Au bout d'une demi-heure, il était ressorti de la clinique, un goût de cendres dans la bouche. Il sortit son téléphone.

-              Ash... C'est moi.

-              Je me doute... Il n'y a que toi pour m'appeler en journée, Petit Frère.

-              Écoute... On a un gros problème.

-              Ouais?

-              Notre cible... est un ancien loup-garou. Ou plutôt devrais-je dire, un chasseur d'Hommes, issu d'une des plus vieilles lignées de chasseur d'Hommes qui s'est fait transformer... par erreur.

-              Ça arrive. Attends... Comment ça, ancien loup-garou?

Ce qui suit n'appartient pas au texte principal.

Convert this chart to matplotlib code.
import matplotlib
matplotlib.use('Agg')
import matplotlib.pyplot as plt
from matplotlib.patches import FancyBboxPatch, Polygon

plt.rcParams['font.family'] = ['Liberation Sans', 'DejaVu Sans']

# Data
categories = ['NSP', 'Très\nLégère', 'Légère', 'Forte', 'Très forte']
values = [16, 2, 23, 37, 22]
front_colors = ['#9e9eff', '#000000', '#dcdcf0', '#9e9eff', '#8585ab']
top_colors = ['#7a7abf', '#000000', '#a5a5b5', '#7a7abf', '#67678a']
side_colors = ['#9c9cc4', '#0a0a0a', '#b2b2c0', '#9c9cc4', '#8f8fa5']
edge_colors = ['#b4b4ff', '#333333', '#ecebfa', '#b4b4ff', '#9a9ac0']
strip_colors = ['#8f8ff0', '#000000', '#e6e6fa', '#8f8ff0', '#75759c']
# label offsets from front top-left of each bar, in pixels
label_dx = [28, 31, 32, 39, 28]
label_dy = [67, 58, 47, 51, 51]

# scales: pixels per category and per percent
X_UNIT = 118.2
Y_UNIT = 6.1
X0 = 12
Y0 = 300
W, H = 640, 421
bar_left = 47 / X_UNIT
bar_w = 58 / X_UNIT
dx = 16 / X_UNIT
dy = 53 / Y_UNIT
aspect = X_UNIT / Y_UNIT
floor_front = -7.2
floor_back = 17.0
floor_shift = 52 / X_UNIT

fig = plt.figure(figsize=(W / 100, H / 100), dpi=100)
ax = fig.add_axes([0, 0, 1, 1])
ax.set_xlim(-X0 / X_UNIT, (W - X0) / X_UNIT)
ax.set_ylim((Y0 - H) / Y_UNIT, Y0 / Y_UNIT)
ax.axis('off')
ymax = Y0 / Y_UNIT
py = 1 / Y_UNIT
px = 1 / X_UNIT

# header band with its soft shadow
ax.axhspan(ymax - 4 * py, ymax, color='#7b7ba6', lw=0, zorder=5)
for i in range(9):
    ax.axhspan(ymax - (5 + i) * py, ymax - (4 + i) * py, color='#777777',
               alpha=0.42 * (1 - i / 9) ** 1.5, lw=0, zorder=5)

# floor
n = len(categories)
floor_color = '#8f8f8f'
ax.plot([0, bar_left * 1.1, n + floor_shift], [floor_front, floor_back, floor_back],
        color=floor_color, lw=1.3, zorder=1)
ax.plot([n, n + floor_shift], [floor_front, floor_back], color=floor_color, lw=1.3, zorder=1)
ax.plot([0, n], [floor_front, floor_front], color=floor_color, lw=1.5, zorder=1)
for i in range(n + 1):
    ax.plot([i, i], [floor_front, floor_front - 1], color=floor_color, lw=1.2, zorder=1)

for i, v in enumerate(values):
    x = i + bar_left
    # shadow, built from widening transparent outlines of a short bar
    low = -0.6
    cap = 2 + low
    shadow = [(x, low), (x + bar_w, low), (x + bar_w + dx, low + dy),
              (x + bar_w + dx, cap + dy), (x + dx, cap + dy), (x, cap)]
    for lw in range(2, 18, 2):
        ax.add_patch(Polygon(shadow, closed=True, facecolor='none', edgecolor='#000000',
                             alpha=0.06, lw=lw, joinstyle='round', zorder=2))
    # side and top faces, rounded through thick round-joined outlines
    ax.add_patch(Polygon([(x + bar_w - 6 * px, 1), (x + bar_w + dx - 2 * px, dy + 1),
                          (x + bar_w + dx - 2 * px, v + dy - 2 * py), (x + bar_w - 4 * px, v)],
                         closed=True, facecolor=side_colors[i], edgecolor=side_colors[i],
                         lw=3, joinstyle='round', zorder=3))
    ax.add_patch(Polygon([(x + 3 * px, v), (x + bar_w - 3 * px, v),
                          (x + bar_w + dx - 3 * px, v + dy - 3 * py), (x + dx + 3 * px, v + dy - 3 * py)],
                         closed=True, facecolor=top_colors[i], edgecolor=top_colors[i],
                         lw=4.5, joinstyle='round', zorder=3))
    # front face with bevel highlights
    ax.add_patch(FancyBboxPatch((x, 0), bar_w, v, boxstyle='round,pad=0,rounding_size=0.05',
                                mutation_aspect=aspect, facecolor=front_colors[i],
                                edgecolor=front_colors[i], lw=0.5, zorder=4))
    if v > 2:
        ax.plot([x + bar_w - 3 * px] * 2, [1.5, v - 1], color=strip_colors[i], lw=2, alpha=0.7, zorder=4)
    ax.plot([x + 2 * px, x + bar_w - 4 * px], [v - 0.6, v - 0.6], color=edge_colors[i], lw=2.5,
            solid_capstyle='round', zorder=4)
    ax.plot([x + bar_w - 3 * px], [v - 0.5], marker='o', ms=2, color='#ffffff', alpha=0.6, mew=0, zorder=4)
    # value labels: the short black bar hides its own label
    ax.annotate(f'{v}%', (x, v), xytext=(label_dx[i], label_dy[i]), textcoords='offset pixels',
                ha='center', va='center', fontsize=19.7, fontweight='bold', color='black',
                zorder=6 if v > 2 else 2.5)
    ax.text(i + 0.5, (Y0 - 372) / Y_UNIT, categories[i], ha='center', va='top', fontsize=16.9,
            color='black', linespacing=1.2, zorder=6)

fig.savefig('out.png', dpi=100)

-              Laisses-moi finir. Contrairement à d'autres qui en sont morts, soit tués par leurs anciens camarades, soit par folie, ou d'autres qui ont fini par accepter l'inévitable, celui-ci a gardé un contact très étroit avec sa famille. Ils ont appelé ça l'expiation. Il s'infiltrait dans une meute de façon à tout connaître d'eux et la livrait en pâture aux chasseurs d'Hommes.

-              Une meute... entière...? Mais ça fait combien de loups, ça?

-              C'est très variable. Mais leur plus gros coup a été une meute d'une vingtaine de membres. C'était il y a une quarantaine d'années.

Le silence, à l'autre bout de la ligne, ne dura pas très longtemps. Dom entendit son frère pousser un sifflement appréciateur.

-              L'agent double idéal. Sincèrement, on aurait du y penser plutôt que de faire les tueurs à gages.

-              C'est... Sale, Ash.

-              Très. Pourquoi diable un Maître de Ville nous a demandé la tête de ce salopard? Et franchement, vu les conditions posées, c'est personnel.

-              Simple. Il y a peu de temps, la cible a croisé un vampire et, chose suffisamment rare pour être soulignée, ils se sont bien entendus. Malheureusement, pour une raison que personne n'a expliquée, le vampire l'a mordu et... a tué le loup à l'intérieur de l'humain.

-              Quoi?? C'est possible, ça?!

-              Il semblerait. Cela dit, je ne miserais pas un liard sur la fiabilité de cette technique. Mais le vampire doit être en danger... Tu connais la règle: En combat, la guerre ne se déclenche pas. Mais si l'un mange l'autre, il doit être sacrifié.

-              Et le vampire est lié à notre client... Son enfant ou son amant, je suppose. Donc, c'est une vengeance et là, pour le coup, c'est très personnel. Hum...

Le loup avisa une petite épicerie ouverte et s'arrêta pour acheter de quoi manger. Depuis son réveil, quelques heures auparavant, il n'avait pensé qu'à manger. Et Dieu savait qu'il mangeait beaucoup ces temps-ci... Mais ça laissait le temps à Ash pour réfléchir.

-              Question, petit frère. Le vampire est mort?

-              Aucune idée.

-              Dommage. Je suis sur que notre employeur aurait pu vendre cette information contre la vie de son bien. Bref... Tu sais où ils se dirigent?

-              Tanière de Londres.

-              Oh, merde.

-              Je ne sais pas combien de temps ils vont y rester. Le mieux est que je commence le repérage pendant la journée. Tu me rejoins à la nuit tombée.

-              Nom de dieu, ça fait plus de huit heures à attendre!

-              Arrête de jurer. On n’a pas le choix.